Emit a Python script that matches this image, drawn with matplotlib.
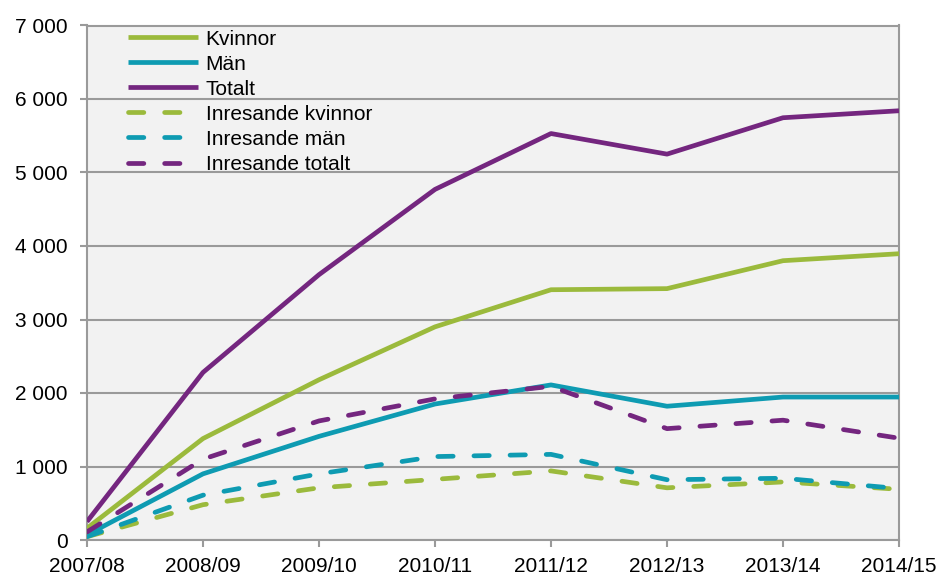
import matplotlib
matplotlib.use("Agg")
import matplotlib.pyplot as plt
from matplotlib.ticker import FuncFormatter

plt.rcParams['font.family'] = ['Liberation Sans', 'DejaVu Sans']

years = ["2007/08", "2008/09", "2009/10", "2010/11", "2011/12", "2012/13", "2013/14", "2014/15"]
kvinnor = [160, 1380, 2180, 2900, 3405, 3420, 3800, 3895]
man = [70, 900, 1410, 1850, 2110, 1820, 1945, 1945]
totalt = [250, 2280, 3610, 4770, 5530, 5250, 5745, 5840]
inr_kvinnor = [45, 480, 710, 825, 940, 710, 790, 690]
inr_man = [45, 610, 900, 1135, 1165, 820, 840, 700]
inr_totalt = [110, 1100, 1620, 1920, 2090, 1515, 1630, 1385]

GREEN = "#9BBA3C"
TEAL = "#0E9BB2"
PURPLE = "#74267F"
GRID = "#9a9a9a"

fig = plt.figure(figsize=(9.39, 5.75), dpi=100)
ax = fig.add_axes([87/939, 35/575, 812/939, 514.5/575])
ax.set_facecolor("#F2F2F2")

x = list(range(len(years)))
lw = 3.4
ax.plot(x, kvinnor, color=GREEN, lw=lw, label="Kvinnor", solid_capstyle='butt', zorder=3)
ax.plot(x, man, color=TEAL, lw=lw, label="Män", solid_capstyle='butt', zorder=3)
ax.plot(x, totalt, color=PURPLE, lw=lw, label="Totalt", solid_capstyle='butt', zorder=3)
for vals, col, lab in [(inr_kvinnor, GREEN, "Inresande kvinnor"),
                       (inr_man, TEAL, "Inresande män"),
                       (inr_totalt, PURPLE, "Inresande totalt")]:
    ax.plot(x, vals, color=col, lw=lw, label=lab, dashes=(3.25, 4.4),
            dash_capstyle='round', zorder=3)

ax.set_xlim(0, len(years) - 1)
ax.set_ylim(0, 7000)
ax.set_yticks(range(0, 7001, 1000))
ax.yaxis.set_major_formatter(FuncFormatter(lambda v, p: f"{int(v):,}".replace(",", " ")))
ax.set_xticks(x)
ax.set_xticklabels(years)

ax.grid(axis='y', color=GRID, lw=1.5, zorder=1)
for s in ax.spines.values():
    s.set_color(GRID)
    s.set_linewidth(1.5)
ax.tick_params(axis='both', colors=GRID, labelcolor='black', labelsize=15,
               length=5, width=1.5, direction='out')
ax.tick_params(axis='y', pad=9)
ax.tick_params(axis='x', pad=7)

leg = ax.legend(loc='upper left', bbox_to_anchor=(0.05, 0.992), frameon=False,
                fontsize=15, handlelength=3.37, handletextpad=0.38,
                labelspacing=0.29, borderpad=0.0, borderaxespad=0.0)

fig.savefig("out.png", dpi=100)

[What is being asked] Except for the pictures, give all the material above again verbatim.

[Task output]
Emit a Python script that matches this image, drawn with matplotlib.
import matplotlib
matplotlib.use("Agg")
import matplotlib.pyplot as plt
from matplotlib.ticker import FuncFormatter

plt.rcParams['font.family'] = ['Liberation Sans', 'DejaVu Sans']

years = ["2007/08", "2008/09", "2009/10", "2010/11", "2011/12", "2012/13", "2013/14", "2014/15"]
kvinnor = [160, 1380, 2180, 2900, 3405, 3420, 3800, 3895]
man = [70, 900, 1410, 1850, 2110, 1820, 1945, 1945]
totalt = [250, 2280, 3610, 4770, 5530, 5250, 5745, 5840]
inr_kvinnor = [45, 480, 710, 825, 940, 710, 790, 690]
inr_man = [45, 610, 900, 1135, 1165, 820, 840, 700]
inr_totalt = [110, 1100, 1620, 1920, 2090, 1515, 1630, 1385]

GREEN = "#9BBA3C"
TEAL = "#0E9BB2"
PURPLE = "#74267F"
GRID = "#9a9a9a"

fig = plt.figure(figsize=(9.39, 5.75), dpi=100)
ax = fig.add_axes([87/939, 35/575, 812/939, 514.5/575])
ax.set_facecolor("#F2F2F2")

x = list(range(len(years)))
lw = 3.4
ax.plot(x, kvinnor, color=GREEN, lw=lw, label="Kvinnor", solid_capstyle='butt', zorder=3)
ax.plot(x, man, color=TEAL, lw=lw, label="Män", solid_capstyle='butt', zorder=3)
ax.plot(x, totalt, color=PURPLE, lw=lw, label="Totalt", solid_capstyle='butt', zorder=3)
for vals, col, lab in [(inr_kvinnor, GREEN, "Inresande kvinnor"),
                       (inr_man, TEAL, "Inresande män"),
                       (inr_totalt, PURPLE, "Inresande totalt")]:
    ax.plot(x, vals, color=col, lw=lw, label=lab, dashes=(3.25, 4.4),
            dash_capstyle='round', zorder=3)

ax.set_xlim(0, len(years) - 1)
ax.set_ylim(0, 7000)
ax.set_yticks(range(0, 7001, 1000))
ax.yaxis.set_major_formatter(FuncFormatter(lambda v, p: f"{int(v):,}".replace(",", " ")))
ax.set_xticks(x)
ax.set_xticklabels(years)

ax.grid(axis='y', color=GRID, lw=1.5, zorder=1)
for s in ax.spines.values():
    s.set_color(GRID)
    s.set_linewidth(1.5)
ax.tick_params(axis='both', colors=GRID, labelcolor='black', labelsize=15,
               length=5, width=1.5, direction='out')
ax.tick_params(axis='y', pad=9)
ax.tick_params(axis='x', pad=7)

leg = ax.legend(loc='upper left', bbox_to_anchor=(0.05, 0.992), frameon=False,
                fontsize=15, handlelength=3.37, handletextpad=0.38,
                labelspacing=0.29, borderpad=0.0, borderaxespad=0.0)

fig.savefig("out.png", dpi=100)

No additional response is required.